Bahkan, kotoran kebo bule sering dinanti-nanti oleh mereka. Jika kotorannya jatuh di jalan, mereka akan berebut mengambilnya untuk dibawa pulang dengan keyakinan akan memberikan berkah dan keselamatan.
Untuk rute kirab malam 1 Suro, sama seperti tahun-tahun sebelumnya yakni dimulai dari Kori Kamandungan-Supit Urang-Gladag-Jalan Mayor Sunaryo-Kapten Mulyadi-Veteran-Yos Sudarso-Slamet Riyadi dan kembali ke keraton.

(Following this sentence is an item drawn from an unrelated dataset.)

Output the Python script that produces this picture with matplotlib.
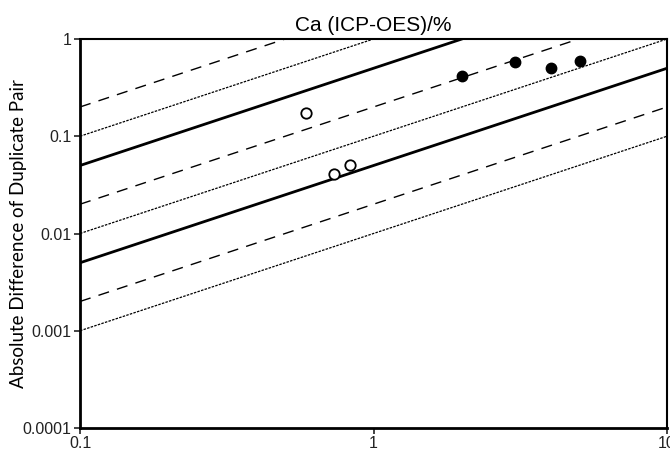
import matplotlib
matplotlib.use("Agg")
import matplotlib.pyplot as plt
import numpy as np

# reference lines y = c * x
solid_coefs = [0.5, 0.05]
dashed_coefs = [2, 0.2, 0.02]
dotted_coefs = [1, 0.1, 0.01]

# duplicate pairs: mean vs absolute difference
open_x = [0.587, 0.733, 0.83]
open_y = [0.172, 0.041, 0.051]
filled_x = [2.01, 3.03, 4.03, 5.04]
filled_y = [0.417, 0.58, 0.507, 0.598]

x_ticks = [0.1, 1, 10]
x_labels = ["0.1", "1", "10"]
y_ticks = [0.0001, 0.001, 0.01, 0.1, 1]
y_labels = ["0.0001", "0.001", "0.01", "0.1", "1"]

fig = plt.figure(figsize=(6.7, 4.62), dpi=100)
ax = fig.add_axes([80 / 670, 1 - 428 / 462, 587 / 670, 389 / 462])

xs = np.array([0.1, 10])
for c in solid_coefs:
    ax.plot(xs, c * xs, color="black", lw=2.0, solid_capstyle="butt")
for c in dashed_coefs:
    ax.plot(xs, c * xs, color="black", lw=1.0, dashes=(8, 6))
for c in dotted_coefs:
    ax.plot(xs, c * xs, color="black", lw=0.9, dashes=(2, 1))

ax.plot(open_x, open_y, "o", ms=7.5, mfc="white", mec="black", mew=1.3, zorder=5)
ax.plot(filled_x, filled_y, "o", ms=7.5, mfc="black", mec="black", zorder=5)

ax.set_xscale("log")
ax.set_yscale("log")
ax.set_xlim(0.1, 10)
ax.set_ylim(0.0001, 1)
ax.set_xticks(x_ticks)
ax.set_xticklabels(x_labels, fontfamily="Liberation Sans", fontsize=11.5)
ax.set_yticks(y_ticks)
ax.set_yticklabels(y_labels, fontfamily="Liberation Sans", fontsize=11.5)
ax.minorticks_off()
ax.tick_params(direction="out", length=4, width=1.2, pad=2, colors="#222222")

for side in ["left", "bottom"]:
    ax.spines[side].set_linewidth(2.0)
for side in ["top", "right"]:
    ax.spines[side].set_linewidth(1.5)

ax.set_title("Ca (ICP-OES)/%", fontfamily="Liberation Sans", fontsize=15, pad=6)
ax.set_ylabel("Absolute Difference of Duplicate Pair", fontfamily="Lato", fontsize=13.5)
ax.yaxis.set_label_coords(-0.09, 0.5)

fig.savefig("out.png", dpi=100)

Kenapa Disebut Kebo Bule Kyai Slamet?
Peran kebo bule Kyai Slamet sendiri menjadi sebagai simbol kekuatan yang praktis dan digunakan sebagai alat pengolah pertanian, sumber mata pencaharian dari orang-orang Jawa.

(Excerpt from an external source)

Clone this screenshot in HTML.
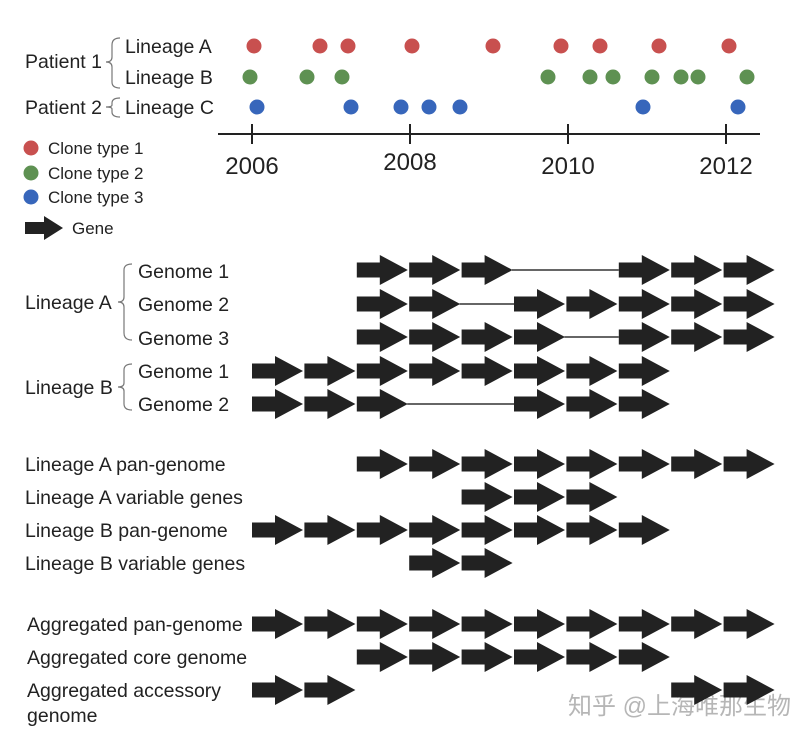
<!DOCTYPE html>
<html><head><meta charset="utf-8"><style>
html,body{margin:0;padding:0;background:#fff;width:808px;height:739px;overflow:hidden}
text{font-family:"Liberation Sans","Noto Sans CJK SC",sans-serif;fill:#222}
</style></head><body>
<svg id="s" width="808" height="739" viewBox="0 0 808 739" xmlns="http://www.w3.org/2000/svg">
<g font-size="19.5">
<text x="125" y="53">Lineage A</text>
<text x="125" y="84">Lineage B</text>
<text x="125" y="114">Lineage C</text>
<text x="25" y="68">Patient 1</text>
<text x="25" y="114">Patient 2</text>
</g>
<path d="M120,38 Q112,38 112,45 L112,57 Q112,62 106,62 Q112,62 112,67 L112,82 Q112,88 120,88" fill="none" stroke="#777" stroke-width="1.2"/>
<path d="M120,98 Q112,98 112,103 L112,105 Q112,107 106,107 Q112,107 112,109 L112,112 Q112,117 120,117" fill="none" stroke="#777" stroke-width="1.2"/>
<line x1="218" y1="134" x2="760" y2="134" stroke="#222" stroke-width="2"/>
<g stroke="#222" stroke-width="2">
<line x1="252" y1="124" x2="252" y2="144"/><line x1="410" y1="124" x2="410" y2="144"/><line x1="568" y1="124" x2="568" y2="144"/><line x1="726" y1="124" x2="726" y2="144"/>
</g>
<g font-size="24" text-anchor="middle">
<text x="252" y="174">2006</text><text x="410" y="170">2008</text><text x="568" y="174">2010</text><text x="726" y="174">2012</text>
</g>
<g font-size="17">
<circle cx="31" cy="148" r="7.5" fill="#c8504f"/><text x="48" y="154">Clone type 1</text>
<circle cx="31" cy="173" r="7.5" fill="#5e9152"/><text x="48" y="179">Clone type 2</text>
<circle cx="31" cy="197" r="7.5" fill="#3766bb"/><text x="48" y="203">Clone type 3</text>
<text x="72" y="234">Gene</text>
</g>
<path d="M25,222 L44,222 L44,216 L63,228 L44,240 L44,234 L25,234Z" fill="#222"/>
<g font-size="19.5">
<text x="138" y="278">Genome 1</text>
<text x="138" y="311">Genome 2</text>
<text x="138" y="345">Genome 3</text>
<text x="138" y="378">Genome 1</text>
<text x="138" y="411">Genome 2</text>
<text x="25" y="309">Lineage A</text>
<text x="25" y="394">Lineage B</text>
<text x="25" y="471">Lineage A pan-genome</text>
<text x="25" y="504">Lineage A variable genes</text>
<text x="25" y="537">Lineage B pan-genome</text>
<text x="25" y="570">Lineage B variable genes</text>
<text x="27" y="631">Aggregated pan-genome</text>
<text x="27" y="664">Aggregated core genome</text>
<text x="27" y="697">Aggregated accessory</text>
<text x="27" y="722">genome</text>
</g>
<path d="M132,264 Q124,264 124,270 L124,297 Q124,302 118,302 Q124,302 124,307 L124,333 Q124,340 132,340" fill="none" stroke="#777" stroke-width="1.2"/>
<path d="M132,364 Q124,364 124,370 L124,383 Q124,387 118,387 Q124,387 124,391 L124,404 Q124,410 132,410" fill="none" stroke="#777" stroke-width="1.2"/>
<text x="568" y="714" font-size="24" style="fill:#aaa" opacity="0.85">知乎 @上海唯那生物</text>
</svg>
<script>
var ns="http://www.w3.org/2000/svg",s=document.getElementById('s');
function add(t,a){var e=document.createElementNS(ns,t);for(var k in a)e.setAttribute(k,a[k]);s.appendChild(e);}
var dots=[[46,'#c8504f',[254,320,348,412,493,561,600,659,729]],[77,'#5e9152',[250,307,342,548,590,613,652,681,698,747]],[107,'#3766bb',[257,351,401,429,460,643,738]]];
dots.forEach(function(d){d[2].forEach(function(x){add('circle',{cx:x,cy:d[0],r:7.5,fill:d[1]});});});
function X(k){return 252+52.4*k;}
var rows=[[270,[2,3,4,7,8,9],[[5,7]]],[304,[2,3,5,6,7,8,9],[[4,5]]],[337,[2,3,4,5,7,8,9],[[6,7]]],[371,[0,1,2,3,4,5,6,7]],[404,[0,1,2,5,6,7],[[3,5]]],
[464,[2,3,4,5,6,7,8,9]],[497,[4,5,6]],[530,[0,1,2,3,4,5,6,7]],[563,[3,4]],[624,[0,1,2,3,4,5,6,7,8,9]],[657,[2,3,4,5,6,7]],[690,[0,1,8,9]]];
rows.forEach(function(r){var y=r[0];
(r[2]||[]).forEach(function(l){add('line',{x1:X(l[0])-2,y1:y,x2:X(l[1]),y2:y,stroke:'#333','stroke-width':1.5});});
r[1].forEach(function(k){var x=X(k);add('path',{d:'M'+x+','+(y-7.5)+' L'+(x+23)+','+(y-7.5)+' L'+(x+23)+','+(y-15)+' L'+(x+51)+','+y+' L'+(x+23)+','+(y+15)+' L'+(x+23)+','+(y+7.5)+' L'+x+','+(y+7.5)+'Z',fill:'#222'});});});
</script>
</body></html>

Kyai Slamet merupakan sebuah kunjungan Raja. Secara harfiah, kunjungi Keraton Surakarta, yaitu ingin mewujudkan keselamatan, kemakmuran, dan rasa aman bagi masyarakatnya.
Kenapa Dikeramatkan?
Sejak lama, kerbau bule ini memang dikeramatkan oleh warga Solo karena menjadi salah satu pusaka Keraton Solo. Biasanya, kerbau-kerbau tersebut hanya akan dikeluarkan oleh pihak Keraton pada perayaan-perayaan tertentu, terutama pada Kirab Malam Satu Syuro.
Tradisi Malam 1 Suro
Selain kirab kebo bule di Solo, terdapat sejumlah tradisi malam 1 Suro di antaranya yaitu:
1. Mubeng Benteng
Keraton Yogyakarta juga memiliki tradisi unik pada malam 1 Suro yaitu Mubeng Beteng. Tradisi Mubeng Beteng atau disebut dengan Lampah Mubeng adalah sebuah tradisi yang dilakukan dengan cara mengelilingi Kompleks Keraton Yogyakarta. Selama berkeliling, pada abdi dalem dan sejumlah masyarakat akan melakukannya tanpa berbicara, bersuara, makan, minum atau merokok.
2. Upacara Tobat
Upacara Tobat adalah perayaan yang dilakukan oleh warga Bengkulu untuk menyambut datangnya Tahun baru Islam. Upacara ini dilakukan sebagai tanda untuk mengenang kepahlawanan dan meninggalnya cucu Nabi Muhammad SAW, Husein bin Ali Abu Thalib. Selain itu, upacara ini juga dipengaruhi dari upacara Karbala di Iran.
3. Ledung Suro
Ledeng Suro menjadi tradisi malam 1 Suro yang dilakukan di Magetan, Jawa Timur. Tradisi ini disebut juga dengan ritual Ngalub Berkah Bolu Rahayu yang dipercaya masyarakat setempat dapat membawa berkah. Ledug Suro dilaksanakan mulai dari satu minggu sebelum Tahun Baru Islam dan Tahun Baru Jawa.
Demikian tadi ulasan mengenai asal usul kebo bule yang dikramatkan oleh warga Surakarta. Semoga bermanfaat!